Exercise material:
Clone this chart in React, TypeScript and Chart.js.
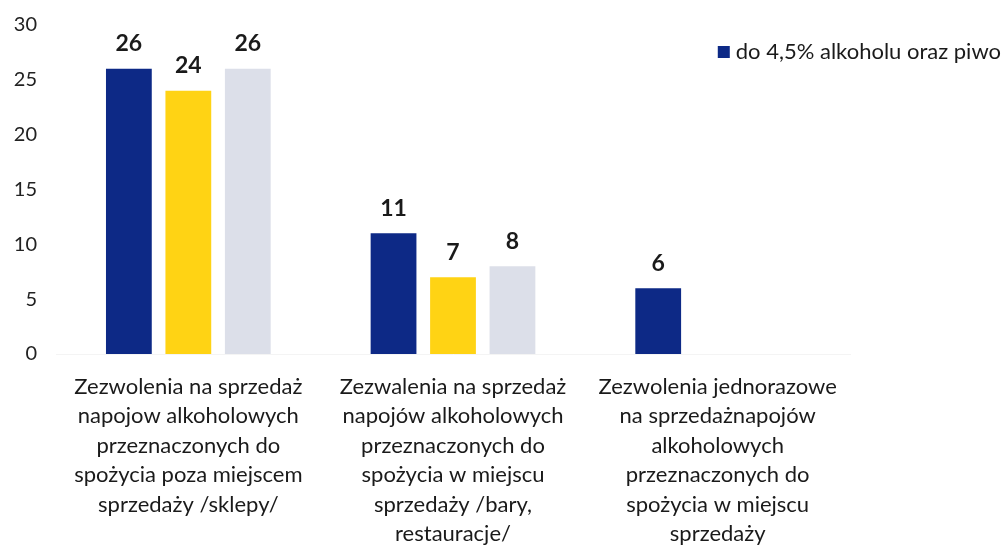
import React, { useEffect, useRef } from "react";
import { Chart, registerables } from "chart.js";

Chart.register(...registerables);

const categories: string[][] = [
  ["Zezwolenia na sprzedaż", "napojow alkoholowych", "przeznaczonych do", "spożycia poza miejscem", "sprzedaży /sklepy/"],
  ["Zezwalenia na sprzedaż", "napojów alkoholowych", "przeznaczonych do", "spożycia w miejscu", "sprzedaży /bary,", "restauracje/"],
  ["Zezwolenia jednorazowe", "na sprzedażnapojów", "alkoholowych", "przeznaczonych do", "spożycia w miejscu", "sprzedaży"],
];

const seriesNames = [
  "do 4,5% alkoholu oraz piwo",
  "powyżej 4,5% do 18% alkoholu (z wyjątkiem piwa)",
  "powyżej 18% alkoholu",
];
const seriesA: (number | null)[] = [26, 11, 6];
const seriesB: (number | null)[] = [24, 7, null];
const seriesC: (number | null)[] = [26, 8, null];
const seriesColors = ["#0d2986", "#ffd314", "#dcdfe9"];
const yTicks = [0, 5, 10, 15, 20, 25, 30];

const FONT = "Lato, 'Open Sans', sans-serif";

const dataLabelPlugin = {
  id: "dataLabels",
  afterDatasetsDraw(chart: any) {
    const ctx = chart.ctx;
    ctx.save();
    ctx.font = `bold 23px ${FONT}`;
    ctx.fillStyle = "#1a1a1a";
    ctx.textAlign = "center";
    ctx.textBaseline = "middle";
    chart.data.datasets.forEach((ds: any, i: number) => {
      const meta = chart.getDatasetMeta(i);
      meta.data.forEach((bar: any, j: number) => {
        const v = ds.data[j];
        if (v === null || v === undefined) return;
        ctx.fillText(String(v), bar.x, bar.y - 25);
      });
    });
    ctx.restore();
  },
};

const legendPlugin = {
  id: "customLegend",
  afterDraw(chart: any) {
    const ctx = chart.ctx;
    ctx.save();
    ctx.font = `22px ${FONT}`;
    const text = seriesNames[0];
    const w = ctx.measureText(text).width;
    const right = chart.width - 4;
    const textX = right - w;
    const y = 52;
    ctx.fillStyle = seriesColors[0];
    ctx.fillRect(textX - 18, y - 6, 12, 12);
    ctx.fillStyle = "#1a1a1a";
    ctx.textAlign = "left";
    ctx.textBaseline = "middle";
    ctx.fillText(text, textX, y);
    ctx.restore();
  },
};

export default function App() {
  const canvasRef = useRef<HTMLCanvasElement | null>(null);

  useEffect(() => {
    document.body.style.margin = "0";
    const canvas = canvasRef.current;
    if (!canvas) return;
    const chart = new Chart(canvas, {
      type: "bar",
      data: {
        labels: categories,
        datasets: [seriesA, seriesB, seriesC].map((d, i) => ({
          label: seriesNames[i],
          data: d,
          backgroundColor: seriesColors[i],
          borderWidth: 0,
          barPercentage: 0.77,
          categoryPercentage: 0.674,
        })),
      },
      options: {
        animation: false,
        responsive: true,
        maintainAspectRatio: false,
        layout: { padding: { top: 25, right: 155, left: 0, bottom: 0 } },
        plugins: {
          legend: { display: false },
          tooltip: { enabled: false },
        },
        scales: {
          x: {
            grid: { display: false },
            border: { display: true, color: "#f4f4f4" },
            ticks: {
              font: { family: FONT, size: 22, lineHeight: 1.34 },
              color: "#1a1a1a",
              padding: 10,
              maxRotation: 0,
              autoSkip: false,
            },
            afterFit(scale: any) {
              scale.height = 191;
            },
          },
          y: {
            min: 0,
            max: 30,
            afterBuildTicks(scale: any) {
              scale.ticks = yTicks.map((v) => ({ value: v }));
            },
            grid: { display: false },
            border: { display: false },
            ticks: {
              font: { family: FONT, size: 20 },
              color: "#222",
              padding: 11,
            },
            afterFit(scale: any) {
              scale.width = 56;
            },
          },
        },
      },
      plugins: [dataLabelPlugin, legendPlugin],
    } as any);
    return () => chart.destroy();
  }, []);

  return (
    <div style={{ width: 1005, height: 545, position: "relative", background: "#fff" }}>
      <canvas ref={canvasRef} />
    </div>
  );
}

==

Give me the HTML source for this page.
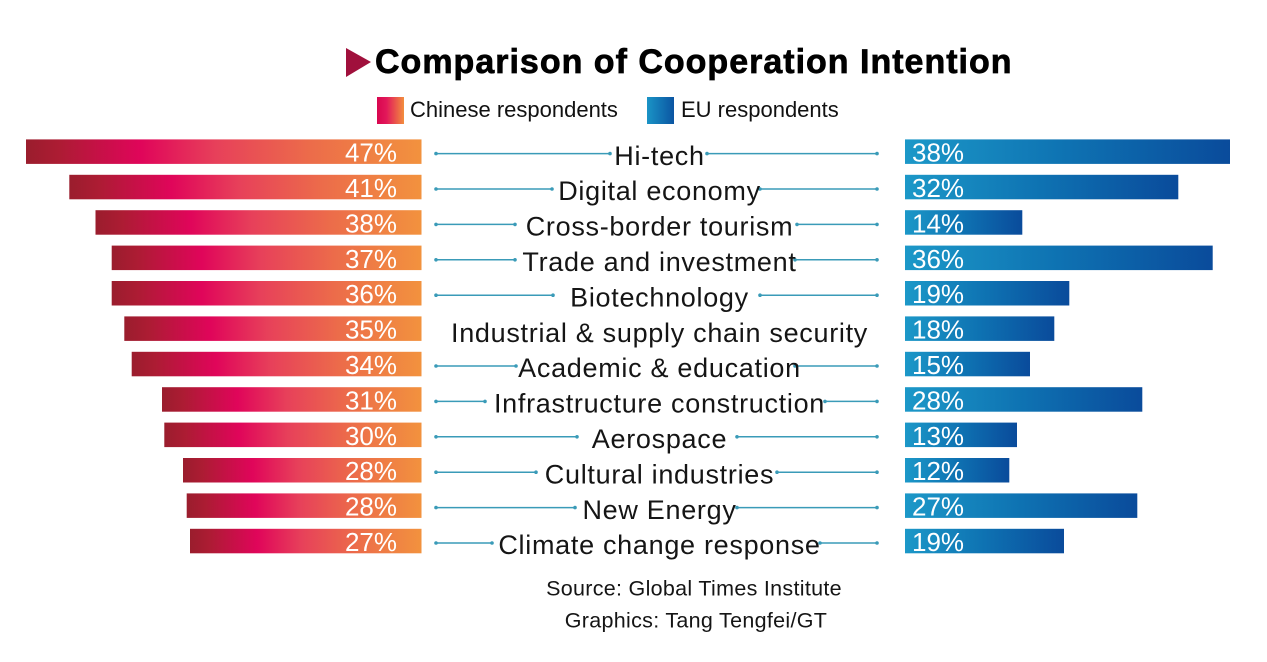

Aim: Look above for the line containing "Clone this chart", then write out every line from there down to the line containing "const canvasRef = useRef<HTMLCanvasElement", that line included, with no pictures.

Answer to this exercise:
Clone this chart in React, TypeScript and Chart.js.
import React, { useEffect, useRef } from "react";
import { Chart, registerables } from "chart.js";

Chart.register(...registerables);

const categories: string[][] = [
  ["Zezwolenia na sprzedaż", "napojow alkoholowych", "przeznaczonych do", "spożycia poza miejscem", "sprzedaży /sklepy/"],
  ["Zezwalenia na sprzedaż", "napojów alkoholowych", "przeznaczonych do", "spożycia w miejscu", "sprzedaży /bary,", "restauracje/"],
  ["Zezwolenia jednorazowe", "na sprzedażnapojów", "alkoholowych", "przeznaczonych do", "spożycia w miejscu", "sprzedaży"],
];

const seriesNames = [
  "do 4,5% alkoholu oraz piwo",
  "powyżej 4,5% do 18% alkoholu (z wyjątkiem piwa)",
  "powyżej 18% alkoholu",
];
const seriesA: (number | null)[] = [26, 11, 6];
const seriesB: (number | null)[] = [24, 7, null];
const seriesC: (number | null)[] = [26, 8, null];
const seriesColors = ["#0d2986", "#ffd314", "#dcdfe9"];
const yTicks = [0, 5, 10, 15, 20, 25, 30];

const FONT = "Lato, 'Open Sans', sans-serif";

const dataLabelPlugin = {
  id: "dataLabels",
  afterDatasetsDraw(chart: any) {
    const ctx = chart.ctx;
    ctx.save();
    ctx.font = `bold 23px ${FONT}`;
    ctx.fillStyle = "#1a1a1a";
    ctx.textAlign = "center";
    ctx.textBaseline = "middle";
    chart.data.datasets.forEach((ds: any, i: number) => {
      const meta = chart.getDatasetMeta(i);
      meta.data.forEach((bar: any, j: number) => {
        const v = ds.data[j];
        if (v === null || v === undefined) return;
        ctx.fillText(String(v), bar.x, bar.y - 25);
      });
    });
    ctx.restore();
  },
};

const legendPlugin = {
  id: "customLegend",
  afterDraw(chart: any) {
    const ctx = chart.ctx;
    ctx.save();
    ctx.font = `22px ${FONT}`;
    const text = seriesNames[0];
    const w = ctx.measureText(text).width;
    const right = chart.width - 4;
    const textX = right - w;
    const y = 52;
    ctx.fillStyle = seriesColors[0];
    ctx.fillRect(textX - 18, y - 6, 12, 12);
    ctx.fillStyle = "#1a1a1a";
    ctx.textAlign = "left";
    ctx.textBaseline = "middle";
    ctx.fillText(text, textX, y);
    ctx.restore();
  },
};

export default function App() {
  const canvasRef = useRef<HTMLCanvasElement | null>(null);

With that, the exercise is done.